■ **EXERCISE BRIEF**: Leaving out every picture, retype the lines below from the top through the one that contains "XAxis, YAxis, LabelList".

━━━━━━━━

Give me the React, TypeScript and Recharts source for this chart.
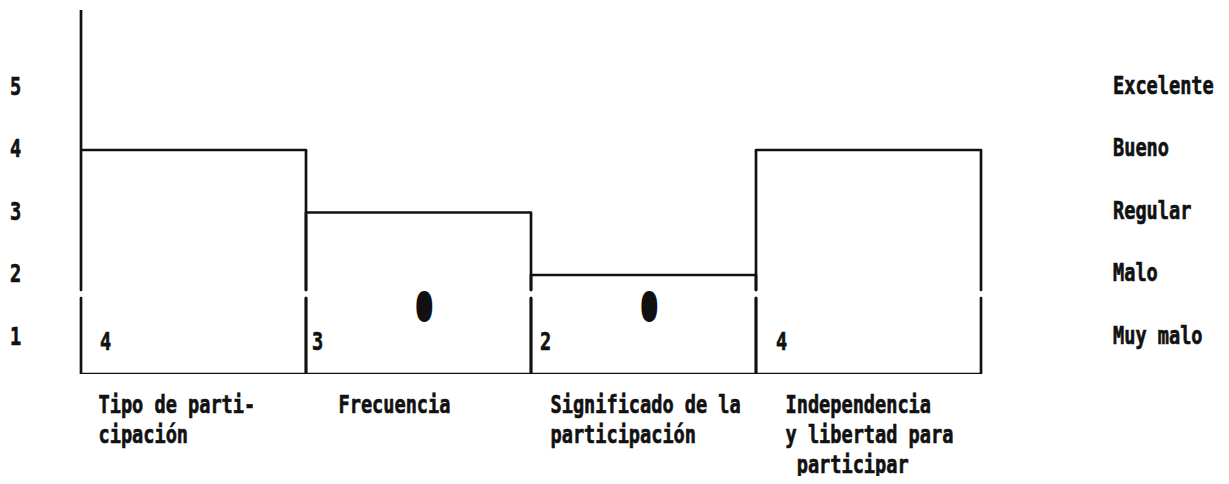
import React from 'react';
import { BarChart, Bar, XAxis, YAxis, LabelList } from 'recharts';

// ---- data ----
const categories = [
  'Tipo de participación',
  'Frecuencia',
  'Significado de la participación',
  'Independencia y libertad para participar',
];
const categoryLines = [
  ['Tipo de parti-', 'cipación'],
  ['Frecuencia'],
  ['Significado de la', 'participación'],
  ['Independencia', 'y libertad para', ' participar'],
];
const scores = [4, 3, 2, 4];
const markers = ['', '0', '0', ''];
const yTicks = [1, 2, 3, 4, 5];
const ratingLabels = ['Muy malo', 'Malo', 'Regular', 'Bueno', 'Excelente'];

const data = categories.map((name, i) => ({ name, score: scores[i], marker: markers[i] }));

// ---- style ----
const FONT = '"DejaVu Sans Mono", monospace';
const FS = 18.6;
const SY = 1.35;
const INK = '#111';
const W = 1213;
const H = 476;

const ScaledText = ({ x, y, children, sx = 1, sy = SY, sw = 0.5 }: any) => (
  <text
    transform={`translate(${x},${y}) scale(${sx},${sy})`}
    x={0}
    y={0}
    fontFamily={FONT}
    fontWeight="bold"
    fontSize={FS}
    fill={INK}
    stroke={INK}
    strokeWidth={sw}
    style={{ whiteSpace: 'pre' }}
  >
    {children}
  </text>
);

const LeftTick = (props: any) => {
  const { x, y, payload } = props;
  return <ScaledText x={x - 71} y={y + 7}>{String(payload.value)}</ScaledText>;
};

const RightTick = (props: any) => {
  const { x, y, payload } = props;
  const idx = yTicks.indexOf(payload.value);
  return <ScaledText x={x + 132} y={y + 6}>{ratingLabels[idx]}</ScaledText>;
};

const tickDx = [-95, -80, -93, -83];
const CatTick = (props: any) => {
  const { x, y, payload, index } = props;
  const i = typeof index === 'number' ? index : categories.indexOf(payload.value);
  const lines = categoryLines[i] || [];
  return (
    <g>
      {lines.map((ln, k) => (
        <ScaledText key={k} x={x + tickDx[i]} y={y + 39 + k * 30}>{ln}</ScaledText>
      ))}
    </g>
  );
};

const OutlineBar = (props: any) => {
  const { x, y, width, height, index, background } = props;
  const bottom = y + height;
  const gTop = bottom - 84;
  const gBot = bottom - 76;
  const topY = index === 0 && background ? background.y : y;
  const r = x + width;
  const d = `M${x},${gTop} L${x},${topY} M${x},${y} L${r},${y} L${r},${gTop} M${x},${gBot} L${x},${bottom} L${r},${bottom} L${r},${gBot}`;
  return <path d={d} fill="none" stroke={INK} strokeWidth={2.7} strokeLinejoin="round" strokeLinecap="round" />;
};

const valueDx = [19, 6, 9, 20];
const ValueLabel = (props: any) => {
  const { x, y, height, index, value } = props;
  const bottom = y + height;
  return <ScaledText x={x + valueDx[index]} y={bottom - 24}>{String(value)}</ScaledText>;
};

const MarkerLabel = (props: any) => {
  const { x, y, width, height, value } = props;
  if (!value) return null;
  const bottom = y + height;
  const cx = x + width / 2 + 5;
  return <ScaledText x={cx - 6.5} y={bottom - 55} sx={1.3} sy={1.8} sw={3.2}>{String(value)}</ScaledText>;
};

export default function App() {
  return (
    <div style={{ width: W, height: H, marginBottom: -8, background: '#fff' }}>
      <BarChart
        width={W}
        height={H}
        data={data}
        margin={{ top: 2, right: 0, bottom: 0, left: 0 }}
        barCategoryGap={0}
        barGap={0}
      >
        <XAxis
          dataKey="name"
          height={110}
          axisLine={false}
          tickLine={false}
          tickSize={0}
          tickMargin={0}
          interval={0}
          tick={<CatTick />}
        />
        <YAxis
          yAxisId="left"
          orientation="left"
          width={73}
          domain={[0.416, 6.24]}
          allowDataOverflow
          ticks={yTicks}
          axisLine={false}
          tickLine={false}
          tickSize={0}
          tickMargin={0}
          tick={<LeftTick />}
        />
        <YAxis
          yAxisId="right"
          orientation="right"
          width={240}
          domain={[0.416, 6.24]}
          allowDataOverflow
          ticks={yTicks}
          axisLine={false}
          tickLine={false}
          tickSize={0}
          tickMargin={0}
          tick={<RightTick />}
        />
        <Bar yAxisId="left" dataKey="score" shape={<OutlineBar />} isAnimationActive={false}>
          <LabelList dataKey="score" content={<ValueLabel />} />
          <LabelList dataKey="marker" content={<MarkerLabel />} />
        </Bar>
      </BarChart>
    </div>
  );
}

━━━━━━━━

■ **EXERCISE RESPONSE**:
Give me the React, TypeScript and Recharts source for this chart.
import React from 'react';
import { BarChart, Bar, XAxis, YAxis, LabelList } from 'recharts';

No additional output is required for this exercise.